How my anger helped me to do Good to myself

There have been times that you remember over and over again. The ones you want to feel for one more time. One of the best bowling sessions of my life was the second last practice session at Pritam Pura sports complex. It was a day, when I wore a black T-shirt and Red Shorts. This was the time when a new skill was learnt. Learnt the art to swing the ball in the air and making it seam off the pitch.

I was angry over something and I could use that anger to be better at something. Use the inner energy that I had in store which would have been wasted by questioning and reasoning. Choosing to use the anger in the right place made me being admired and complimented for what I did. It made me realize what a great potential anger holds in itself, provided used for the right way.

The hard rock fitted so nicely in my palms that it was made for me and indeed it was. It was a spell of fast and accurate hostile bowling. Knocking the stumps of the best batsmen in our team was such a delight and more importantly it boosted me to go on and on. It was the that look in the eyes of the batsman that made me told me "hang on, this is something good, keep going".

It was as if a fast bowler that was trapped in this soul transcended and showed I could be one too. I will never forget you. You are something that I could never be again. I wish that some day I could be half of what I did that day. When you see people standing at the back of the nets just to watch you go back to and steam back at the batsman. It's a great pleasure in itself.

Fittingly, at the end of the spell when I sat down. Those shorts tore by themselves as if it was the end. Maybe it was a sign of me getting to know what's coming in the future. I never wore those adidas again to bowl, never picked up my gear again and never did I play again.

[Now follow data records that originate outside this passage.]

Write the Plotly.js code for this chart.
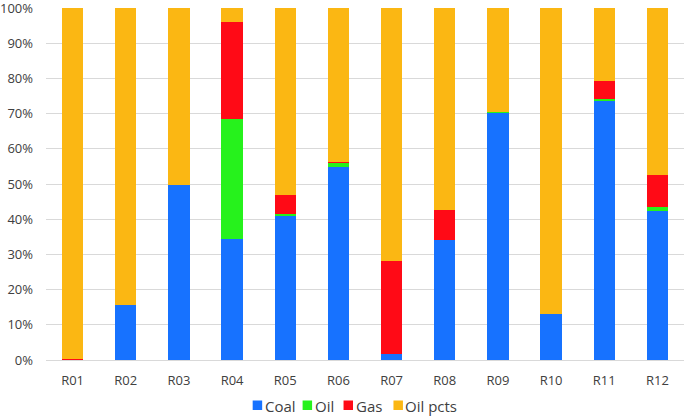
<!DOCTYPE html>
<html>
<head>
<meta charset="utf-8">
<script src="https://cdn.plot.ly/plotly-3.0.1.min.js"></script>
<style>html,body{margin:0;padding:0;background:#fff;}#chart{width:685px;height:416px;}</style>
</head>
<body>
<div id="chart"></div>
<script>
const categories = ["R01","R02","R03","R04","R05","R06","R07","R08","R09","R10","R11","R12"];
const coal    = [0.0, 15.5, 49.7, 34.3, 41.0, 54.9, 1.8, 34.2, 70.3, 13.0, 73.7, 42.3];
const oil     = [0.0, 0.0, 0.0, 34.3, 0.6, 1.0, 0.0, 0.0, 0.2, 0.0, 0.5, 1.2];
const gas     = [0.4, 0.0, 0.0, 27.4, 5.3, 0.4, 26.3, 8.3, 0.0, 0.0, 5.1, 9.1];
const oilPcts = [99.6, 84.5, 50.3, 4.0, 53.1, 43.7, 71.9, 57.5, 29.5, 87.0, 20.7, 47.4];

const names = ["Coal","Oil","Gas","Oil pcts"];
const colors = ["#1772FF","#26F21C","#FF0A16","#FBB713"];
const series = [coal, oil, gas, oilPcts];

const traces = series.map((vals, i) => ({
  type: "bar",
  name: names[i],
  x: categories,
  y: vals,
  marker: {color: colors[i], line: {width: 0}},
  showlegend: false
}));

// custom compact legend (Excel style: small square right before the text)
const W = 639, H = 352; // plot area size in px
const symLeft = [253, 303, 344, 394]; // px
const shapes = names.map((n, i) => ({
  type: "rect", xref: "paper", yref: "paper", layer: "above",
  x0: (symLeft[i] - 46) / W, x1: (symLeft[i] + 9.5 - 46) / W,
  y0: (360 - 400.5) / H, y1: (360 - 410) / H,
  fillcolor: colors[i], line: {width: 0}
}));
const annotations = names.map((n, i) => ({
  xref: "paper", yref: "paper",
  x: (symLeft[i] + 10 - 46) / W, y: (360 - 405.5) / H,
  xanchor: "left", yanchor: "middle",
  showarrow: false,
  xshift: 0,
  text: n,
  font: {family: "Open Sans, sans-serif", size: 15, color: "#404040"}
}));

const layout = {
  width: 685, height: 416,
  margin: {l: 46, r: 1, t: 8, b: 56},
  barmode: "stack",
  bargap: 0.6,
  paper_bgcolor: "#fff",
  plot_bgcolor: "#fff",
  font: {family: "Open Sans, sans-serif", size: 13, color: "#404040"},
  showlegend: false,
  annotations: annotations,
  shapes: shapes,
  xaxis: {
    type: "category",
    showgrid: false,
    showline: true, linecolor: "#d9d9d9", linewidth: 1,
    ticks: "", tickfont: {size: 13, color: "#404040"},
    ticklabelstandoff: 8
  },
  yaxis: {
    range: [0, 100], dtick: 10, ticksuffix: "%",
    showgrid: true, gridcolor: "#d9d9d9", gridwidth: 1,
    zeroline: false, showline: false,
    ticks: "", tickfont: {size: 13, color: "#404040"},
    ticklabelstandoff: 12,
    ticklabeloverflow: "allow"
  }
};

Plotly.newPlot("chart", traces, layout, {displayModeBar: false, staticPlot: true});
</script>
</body>
</html>
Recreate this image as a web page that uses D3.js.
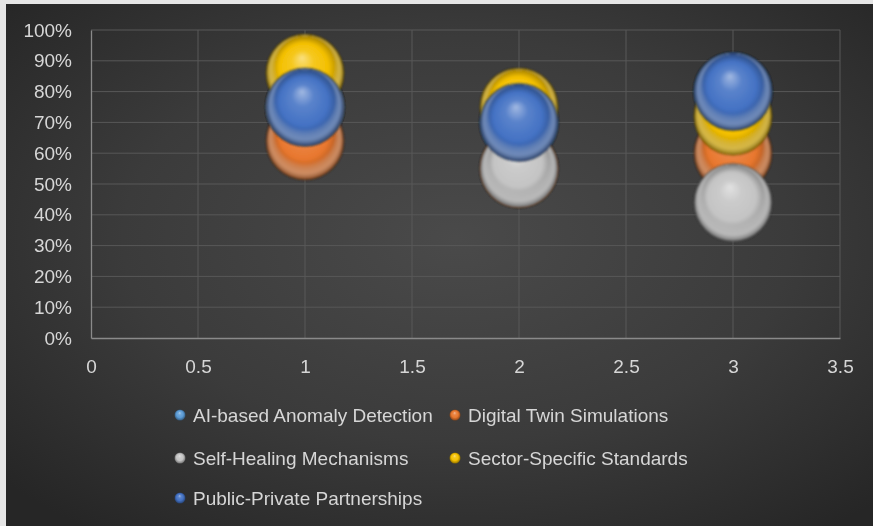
<!DOCTYPE html>
<html>
<head>
<meta charset="utf-8">
<script src="https://cdn.jsdelivr.net/npm/d3@7"></script>
<style>
  html, body { margin: 0; padding: 0; background: #e6e6e6; }
  svg { display: block; }
  text { font-family: "Liberation Sans", Arial, sans-serif; }
</style>
</head>
<body>
<svg id="chart" width="873" height="526"></svg>
<script>
// ---- data ----
const seriesNames = ["AI-based Anomaly Detection", "Digital Twin Simulations", "Self-Healing Mechanisms", "Sector-Specific Standards", "Public-Private Partnerships"];
const xValues = [1, 2, 3];
const aiBased      = [0.75, 0.70, 0.80];
const digitalTwin  = [0.64, 0.55, 0.60];
const selfHealing  = [0.75, 0.55, 0.44];
const sectorStd    = [0.86, 0.75, 0.72];
const publicPriv   = [0.75, 0.70, 0.80];
const bubbleSizes  = [1, 1, 1];
const xTicks = [0, 0.5, 1, 1.5, 2, 2.5, 3, 3.5];
const yTicks = [0, 0.1, 0.2, 0.3, 0.4, 0.5, 0.6, 0.7, 0.8, 0.9, 1.0];
const seriesColors = ["#5b9bd5", "#e8772e", "#c4c4c4", "#f4c000", "#4472c4"];

const allSeries = [aiBased, digitalTwin, selfHealing, sectorStd, publicPriv];

const W = 873, H = 526;
const plot = { left: 91, right: 840, top: 30, bottom: 338 };

const svg = d3.select("#chart");
const defs = svg.append("defs");

// background
const bg = defs.append("radialGradient").attr("id", "bg")
  .attr("cx", "52%").attr("cy", "45%").attr("r", "70%");
bg.append("stop").attr("offset", "0%").attr("stop-color", "#4a4a4a");
bg.append("stop").attr("offset", "55%").attr("stop-color", "#3b3b3b");
bg.append("stop").attr("offset", "100%").attr("stop-color", "#262626");
svg.append("rect").attr("x", 6).attr("y", 4).attr("width", W - 6).attr("height", H - 4).attr("fill", "url(#bg)");

const blurF = defs.append("filter").attr("id", "soft");
blurF.append("feGaussianBlur").attr("stdDeviation", 0.45);
const bubBlur = defs.append("filter").attr("id", "bubsoft")
  .attr("x", "-20%").attr("y", "-20%").attr("width", "140%").attr("height", "140%");
bubBlur.append("feGaussianBlur").attr("stdDeviation", 0.8);

// bubble gradients
seriesColors.forEach((c, i) => {
  const base = d3.color(c);
  const g = defs.append("radialGradient").attr("id", "bub" + i)
    .attr("cx", "50%").attr("cy", "50%").attr("r", "50%")
    .attr("fx", "46%").attr("fy", "30%");
  g.append("stop").attr("offset", "0%").attr("stop-color", d3.interpolateRgb(c, "#ffffff")(0.5));
  g.append("stop").attr("offset", "28%").attr("stop-color", d3.interpolateRgb(c, "#ffffff")(0.12));
  g.append("stop").attr("offset", "62%").attr("stop-color", c);
  g.append("stop").attr("offset", "88%").attr("stop-color", base.darker(0.9).formatHex());
  g.append("stop").attr("offset", "100%").attr("stop-color", base.darker(1.7).formatHex());
  // bottom rim reflection
  const r = defs.append("radialGradient").attr("id", "rim" + i)
    .attr("cx", "50%").attr("cy", "50%").attr("r", "50%")
    .attr("fx", "50%").attr("fy", "5%");
  r.append("stop").attr("offset", "0%").attr("stop-color", "#fff").attr("stop-opacity", 0);
  r.append("stop").attr("offset", "78%").attr("stop-color", "#fff").attr("stop-opacity", 0);
  r.append("stop").attr("offset", "92%").attr("stop-color", d3.interpolateRgb(c, "#ffffff")(0.55)).attr("stop-opacity", 0.5);
  r.append("stop").attr("offset", "100%").attr("stop-color", "#fff").attr("stop-opacity", 0.05);
});

const x = d3.scaleLinear().domain([0, 3.5]).range([plot.left, plot.right]);
const y = d3.scaleLinear().domain([0, 1]).range([plot.bottom, plot.top]);
const rScale = d3.scaleSqrt().domain([0, 1]).range([0, 39]);

// gridlines
const grid = svg.append("g");
grid.selectAll("line.h").data(yTicks.slice(1)).join("line")
  .attr("x1", plot.left).attr("x2", plot.right)
  .attr("y1", d => y(d)).attr("y2", d => y(d))
  .attr("stroke", "#585858").attr("stroke-width", 1);
grid.selectAll("line.v").data(xTicks.slice(1)).join("line")
  .attr("y1", plot.top).attr("y2", plot.bottom)
  .attr("x1", d => x(d)).attr("x2", d => x(d))
  .attr("stroke", "#585858").attr("stroke-width", 1);

// axes
const yAxis = d3.axisLeft(y).tickValues(yTicks).tickFormat(d3.format(".0%")).tickSize(0).tickPadding(19);
const gy = svg.append("g").attr("transform", `translate(${plot.left},0)`).call(yAxis);
gy.select(".domain").attr("stroke", "#8a8a8a").attr("stroke-width", 1.3);
gy.selectAll("text").attr("fill", "#d6d6d6").attr("font-size", 19).attr("filter", "url(#soft)");

const xAxis = d3.axisBottom(x).tickValues(xTicks).tickFormat(d => String(d)).tickSize(0).tickPadding(22);
const gx = svg.append("g").attr("transform", `translate(0,${plot.bottom})`).call(xAxis);
gx.select(".domain").attr("stroke", "#8a8a8a").attr("stroke-width", 1.3);
gx.selectAll("text").attr("fill", "#d6d6d6").attr("font-size", 19).attr("filter", "url(#soft)");

// bubbles
const bubbles = svg.append("g");
allSeries.forEach((vals, si) => {
  const pts = vals.map((v, j) => ({ x: xValues[j], y: v, s: bubbleSizes[j] }));
  const g = bubbles.append("g").attr("filter", "url(#bubsoft)");
  g.selectAll("circle.b").data(pts).join("circle")
    .attr("cx", d => x(d.x)).attr("cy", d => y(d.y)).attr("r", d => rScale(d.s))
    .attr("fill", `url(#bub${si})`)
    .attr("stroke", "rgba(0,0,0,0.3)").attr("stroke-width", 1.2);
  g.selectAll("circle.r").data(pts).join("circle")
    .attr("cx", d => x(d.x)).attr("cy", d => y(d.y)).attr("r", d => rScale(d.s) - 1)
    .attr("fill", `url(#rim${si})`);
});

// legend
const legendPos = [
  { mx: 180, tx: 193, y: 415 },
  { mx: 455, tx: 468, y: 415 },
  { mx: 180, tx: 193, y: 458 },
  { mx: 455, tx: 468, y: 458 },
  { mx: 180, tx: 193, y: 498 }
];
const legend = svg.append("g");
seriesNames.forEach((name, i) => {
  const p = legendPos[i];
  legend.append("circle").attr("cx", p.mx).attr("cy", p.y).attr("r", 5.5)
    .attr("fill", `url(#bub${i})`);
  legend.append("text").attr("x", p.tx).attr("y", p.y).attr("dy", "0.35em")
    .attr("fill", "#d6d6d6").attr("font-size", 19).attr("filter", "url(#soft)")
    .text(name);
});
</script>
</body>
</html>
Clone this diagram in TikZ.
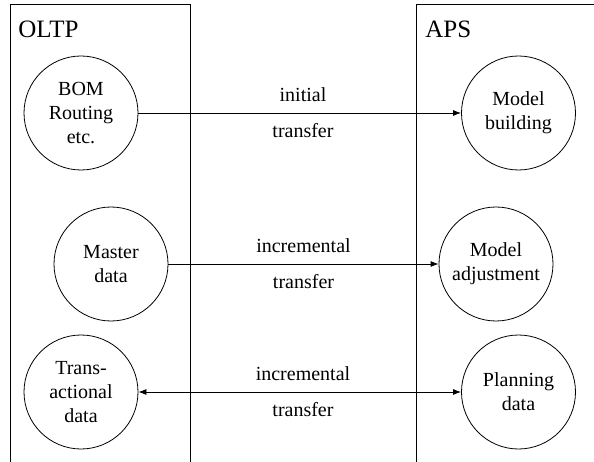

It's one of the great tragedies of life to lose the things that you love the most. Not that I don't love the game anymore. I love you more that I ever did, I dream of being able to walk on those Grounds again and play the game in the way that I used to. It just seems like yesterday when I was out there and yesterday it will be, always.

Sometimes, I wonder and catch myself asking what would I have achieved if I would have played on instead of being trapped in this current life of mine where even walking briskly is a bloody nightmare leave alone sprinting. My Heart says Alot.